### Records with drawing code:
::::::::

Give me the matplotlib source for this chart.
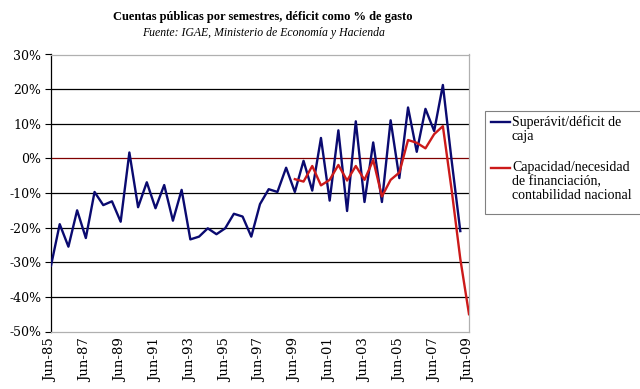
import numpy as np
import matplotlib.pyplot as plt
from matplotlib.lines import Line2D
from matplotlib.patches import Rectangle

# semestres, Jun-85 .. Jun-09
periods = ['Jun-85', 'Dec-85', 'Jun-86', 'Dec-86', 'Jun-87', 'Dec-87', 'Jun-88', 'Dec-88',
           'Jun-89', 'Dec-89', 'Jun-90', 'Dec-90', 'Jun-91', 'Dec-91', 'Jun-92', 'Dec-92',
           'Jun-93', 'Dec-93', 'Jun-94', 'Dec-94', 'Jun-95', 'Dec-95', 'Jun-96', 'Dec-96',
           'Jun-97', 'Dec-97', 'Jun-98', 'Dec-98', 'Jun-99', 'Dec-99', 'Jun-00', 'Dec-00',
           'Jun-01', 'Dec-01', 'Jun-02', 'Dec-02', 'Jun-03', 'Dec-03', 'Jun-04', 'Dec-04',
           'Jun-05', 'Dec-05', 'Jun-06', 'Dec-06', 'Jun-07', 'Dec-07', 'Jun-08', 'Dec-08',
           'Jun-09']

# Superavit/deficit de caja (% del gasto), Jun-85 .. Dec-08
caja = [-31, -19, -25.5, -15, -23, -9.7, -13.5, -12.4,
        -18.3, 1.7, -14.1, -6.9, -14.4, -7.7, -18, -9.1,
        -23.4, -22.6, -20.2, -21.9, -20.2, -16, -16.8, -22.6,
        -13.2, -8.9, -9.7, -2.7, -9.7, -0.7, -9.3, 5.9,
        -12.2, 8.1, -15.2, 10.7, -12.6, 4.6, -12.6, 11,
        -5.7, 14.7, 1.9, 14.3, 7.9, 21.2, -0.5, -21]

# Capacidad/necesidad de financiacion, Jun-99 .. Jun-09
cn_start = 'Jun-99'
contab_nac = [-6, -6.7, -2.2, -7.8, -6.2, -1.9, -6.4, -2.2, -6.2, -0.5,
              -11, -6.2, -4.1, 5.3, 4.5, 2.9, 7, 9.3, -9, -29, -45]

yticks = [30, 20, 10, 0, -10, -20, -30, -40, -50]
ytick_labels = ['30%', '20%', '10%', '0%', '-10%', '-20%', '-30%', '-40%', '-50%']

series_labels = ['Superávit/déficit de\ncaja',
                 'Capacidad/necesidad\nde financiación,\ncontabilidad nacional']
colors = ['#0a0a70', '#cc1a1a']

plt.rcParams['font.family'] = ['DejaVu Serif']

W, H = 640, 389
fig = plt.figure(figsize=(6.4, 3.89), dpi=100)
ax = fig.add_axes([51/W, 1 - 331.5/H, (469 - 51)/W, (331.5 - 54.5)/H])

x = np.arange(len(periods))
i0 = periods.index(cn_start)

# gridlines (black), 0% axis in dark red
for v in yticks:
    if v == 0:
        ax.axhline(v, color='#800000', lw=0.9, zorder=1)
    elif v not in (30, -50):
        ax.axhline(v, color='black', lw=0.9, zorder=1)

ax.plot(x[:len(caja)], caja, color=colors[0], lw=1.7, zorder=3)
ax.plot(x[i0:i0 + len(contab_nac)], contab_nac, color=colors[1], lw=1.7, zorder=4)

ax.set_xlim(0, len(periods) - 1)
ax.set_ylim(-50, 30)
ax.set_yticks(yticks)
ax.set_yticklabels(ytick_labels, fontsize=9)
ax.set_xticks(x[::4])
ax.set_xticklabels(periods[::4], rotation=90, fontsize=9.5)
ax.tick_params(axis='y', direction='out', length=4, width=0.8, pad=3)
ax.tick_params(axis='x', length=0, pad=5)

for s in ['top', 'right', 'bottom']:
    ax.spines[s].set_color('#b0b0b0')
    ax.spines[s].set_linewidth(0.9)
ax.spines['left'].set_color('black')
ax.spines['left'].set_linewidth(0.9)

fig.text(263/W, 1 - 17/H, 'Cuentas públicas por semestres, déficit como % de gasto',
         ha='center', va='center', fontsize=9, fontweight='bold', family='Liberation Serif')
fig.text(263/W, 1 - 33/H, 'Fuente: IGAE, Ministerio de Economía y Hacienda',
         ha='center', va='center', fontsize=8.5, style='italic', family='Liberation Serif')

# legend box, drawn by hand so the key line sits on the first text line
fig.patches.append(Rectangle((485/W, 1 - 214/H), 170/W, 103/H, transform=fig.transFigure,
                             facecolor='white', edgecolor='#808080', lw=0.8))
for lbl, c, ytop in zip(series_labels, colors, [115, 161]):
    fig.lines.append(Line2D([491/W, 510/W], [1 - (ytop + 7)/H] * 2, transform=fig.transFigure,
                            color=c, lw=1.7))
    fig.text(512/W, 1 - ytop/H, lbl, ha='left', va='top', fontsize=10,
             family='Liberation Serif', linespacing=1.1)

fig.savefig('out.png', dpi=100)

::::::::

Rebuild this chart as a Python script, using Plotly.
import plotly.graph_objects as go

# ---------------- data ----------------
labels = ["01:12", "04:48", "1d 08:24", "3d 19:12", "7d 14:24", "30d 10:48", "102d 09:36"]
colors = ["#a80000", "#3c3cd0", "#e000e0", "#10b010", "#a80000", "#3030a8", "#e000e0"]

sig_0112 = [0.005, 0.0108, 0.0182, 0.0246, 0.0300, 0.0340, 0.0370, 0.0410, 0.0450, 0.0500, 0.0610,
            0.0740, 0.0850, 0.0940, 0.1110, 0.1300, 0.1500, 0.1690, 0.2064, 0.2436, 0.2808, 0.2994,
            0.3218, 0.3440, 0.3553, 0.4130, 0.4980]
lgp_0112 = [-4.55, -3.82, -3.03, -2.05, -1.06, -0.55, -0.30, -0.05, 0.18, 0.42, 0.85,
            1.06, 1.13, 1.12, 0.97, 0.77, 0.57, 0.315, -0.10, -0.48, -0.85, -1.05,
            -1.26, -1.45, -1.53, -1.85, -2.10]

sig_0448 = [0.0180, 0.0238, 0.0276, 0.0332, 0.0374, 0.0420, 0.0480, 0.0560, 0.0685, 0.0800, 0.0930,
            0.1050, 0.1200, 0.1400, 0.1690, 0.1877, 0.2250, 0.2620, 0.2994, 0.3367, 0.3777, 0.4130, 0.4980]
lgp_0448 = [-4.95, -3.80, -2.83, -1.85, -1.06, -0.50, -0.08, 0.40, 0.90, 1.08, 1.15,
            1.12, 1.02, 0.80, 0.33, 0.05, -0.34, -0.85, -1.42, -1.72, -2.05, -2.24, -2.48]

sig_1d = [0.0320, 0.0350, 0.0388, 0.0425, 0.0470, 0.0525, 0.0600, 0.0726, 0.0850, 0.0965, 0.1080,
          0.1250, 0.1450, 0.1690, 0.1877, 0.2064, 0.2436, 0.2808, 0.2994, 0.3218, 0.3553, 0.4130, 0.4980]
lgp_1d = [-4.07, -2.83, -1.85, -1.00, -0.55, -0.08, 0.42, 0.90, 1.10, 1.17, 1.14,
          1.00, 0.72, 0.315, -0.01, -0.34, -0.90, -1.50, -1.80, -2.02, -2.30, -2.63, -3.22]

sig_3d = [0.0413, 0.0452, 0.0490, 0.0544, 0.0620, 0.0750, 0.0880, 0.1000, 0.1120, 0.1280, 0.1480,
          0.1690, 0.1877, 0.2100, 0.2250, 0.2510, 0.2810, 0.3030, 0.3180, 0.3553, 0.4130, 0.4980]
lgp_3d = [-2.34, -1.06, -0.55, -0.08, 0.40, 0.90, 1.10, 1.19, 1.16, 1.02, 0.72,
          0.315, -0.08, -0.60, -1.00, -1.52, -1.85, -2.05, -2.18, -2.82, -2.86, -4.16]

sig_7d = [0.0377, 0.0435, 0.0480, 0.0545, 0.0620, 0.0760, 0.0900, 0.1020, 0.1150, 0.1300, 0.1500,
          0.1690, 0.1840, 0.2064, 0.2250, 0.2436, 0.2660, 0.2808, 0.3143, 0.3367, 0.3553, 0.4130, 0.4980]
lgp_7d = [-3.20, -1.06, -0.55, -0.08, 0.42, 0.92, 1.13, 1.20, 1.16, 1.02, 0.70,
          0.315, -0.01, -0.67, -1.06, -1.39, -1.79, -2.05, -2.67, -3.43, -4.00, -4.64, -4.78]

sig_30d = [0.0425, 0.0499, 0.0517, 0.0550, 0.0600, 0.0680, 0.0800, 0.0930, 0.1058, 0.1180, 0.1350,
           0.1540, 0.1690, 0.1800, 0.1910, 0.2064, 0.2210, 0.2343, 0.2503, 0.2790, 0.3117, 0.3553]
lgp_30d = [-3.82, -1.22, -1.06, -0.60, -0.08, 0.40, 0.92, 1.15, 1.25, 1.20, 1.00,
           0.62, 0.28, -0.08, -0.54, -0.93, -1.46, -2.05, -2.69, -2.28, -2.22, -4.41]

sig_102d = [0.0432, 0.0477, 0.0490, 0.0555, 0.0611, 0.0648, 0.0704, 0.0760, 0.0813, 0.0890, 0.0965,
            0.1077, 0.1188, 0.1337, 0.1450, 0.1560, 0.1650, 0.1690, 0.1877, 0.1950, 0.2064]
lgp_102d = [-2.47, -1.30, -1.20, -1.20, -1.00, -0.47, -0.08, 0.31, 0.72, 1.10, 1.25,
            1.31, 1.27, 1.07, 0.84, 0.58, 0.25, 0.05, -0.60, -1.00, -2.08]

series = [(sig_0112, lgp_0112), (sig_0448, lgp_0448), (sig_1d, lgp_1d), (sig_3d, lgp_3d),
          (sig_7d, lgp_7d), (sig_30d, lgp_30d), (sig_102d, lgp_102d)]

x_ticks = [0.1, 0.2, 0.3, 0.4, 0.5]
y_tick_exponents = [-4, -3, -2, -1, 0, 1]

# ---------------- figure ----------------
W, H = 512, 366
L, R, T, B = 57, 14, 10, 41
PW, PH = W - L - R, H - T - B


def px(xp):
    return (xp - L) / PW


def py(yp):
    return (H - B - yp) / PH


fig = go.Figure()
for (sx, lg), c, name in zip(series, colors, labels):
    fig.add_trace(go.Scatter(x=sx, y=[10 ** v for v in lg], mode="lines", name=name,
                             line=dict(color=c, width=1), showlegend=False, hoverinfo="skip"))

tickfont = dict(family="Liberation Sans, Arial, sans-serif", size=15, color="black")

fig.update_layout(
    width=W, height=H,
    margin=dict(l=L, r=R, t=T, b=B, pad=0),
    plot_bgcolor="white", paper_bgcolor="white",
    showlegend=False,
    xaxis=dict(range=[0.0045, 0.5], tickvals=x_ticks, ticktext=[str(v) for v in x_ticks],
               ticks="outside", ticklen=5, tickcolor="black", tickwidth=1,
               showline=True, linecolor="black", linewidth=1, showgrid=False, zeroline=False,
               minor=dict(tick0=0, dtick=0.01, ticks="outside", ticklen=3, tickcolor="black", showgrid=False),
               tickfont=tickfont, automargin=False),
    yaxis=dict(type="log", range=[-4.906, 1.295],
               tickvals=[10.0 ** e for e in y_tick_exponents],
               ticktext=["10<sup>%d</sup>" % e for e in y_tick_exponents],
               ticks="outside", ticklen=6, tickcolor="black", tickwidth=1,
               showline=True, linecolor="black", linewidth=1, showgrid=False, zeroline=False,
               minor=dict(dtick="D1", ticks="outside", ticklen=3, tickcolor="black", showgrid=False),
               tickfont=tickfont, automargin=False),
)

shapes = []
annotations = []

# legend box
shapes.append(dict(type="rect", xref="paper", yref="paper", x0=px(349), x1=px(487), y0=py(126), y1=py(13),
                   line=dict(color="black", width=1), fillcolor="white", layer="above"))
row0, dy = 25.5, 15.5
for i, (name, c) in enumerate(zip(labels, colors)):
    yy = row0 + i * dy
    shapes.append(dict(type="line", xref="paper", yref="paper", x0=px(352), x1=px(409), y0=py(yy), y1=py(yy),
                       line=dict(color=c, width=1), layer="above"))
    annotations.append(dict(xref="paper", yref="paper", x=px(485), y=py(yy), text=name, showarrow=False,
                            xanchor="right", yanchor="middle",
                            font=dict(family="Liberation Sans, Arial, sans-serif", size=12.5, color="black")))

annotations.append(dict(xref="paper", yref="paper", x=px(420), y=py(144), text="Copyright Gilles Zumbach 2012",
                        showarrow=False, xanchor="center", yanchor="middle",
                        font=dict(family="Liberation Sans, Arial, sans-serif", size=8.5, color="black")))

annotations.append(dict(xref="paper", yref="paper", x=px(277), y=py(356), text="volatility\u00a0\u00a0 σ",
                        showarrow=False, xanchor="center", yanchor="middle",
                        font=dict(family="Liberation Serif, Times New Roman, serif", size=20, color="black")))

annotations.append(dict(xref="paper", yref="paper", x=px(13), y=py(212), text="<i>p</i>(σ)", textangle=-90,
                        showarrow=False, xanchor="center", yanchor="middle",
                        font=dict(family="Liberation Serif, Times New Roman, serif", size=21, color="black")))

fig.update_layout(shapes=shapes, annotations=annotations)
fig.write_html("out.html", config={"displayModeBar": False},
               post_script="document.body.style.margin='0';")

::::::::

### Task prompt:
Extract the part of the records that opens with the line containing "Give me the matplotlib source for this chart." and closes with the line containing "from matplotlib.patches import Rectangle". Take only those lines, exactly, and no pictures.

### Solved problem:
Give me the matplotlib source for this chart.
import numpy as np
import matplotlib.pyplot as plt
from matplotlib.lines import Line2D
from matplotlib.patches import Rectangle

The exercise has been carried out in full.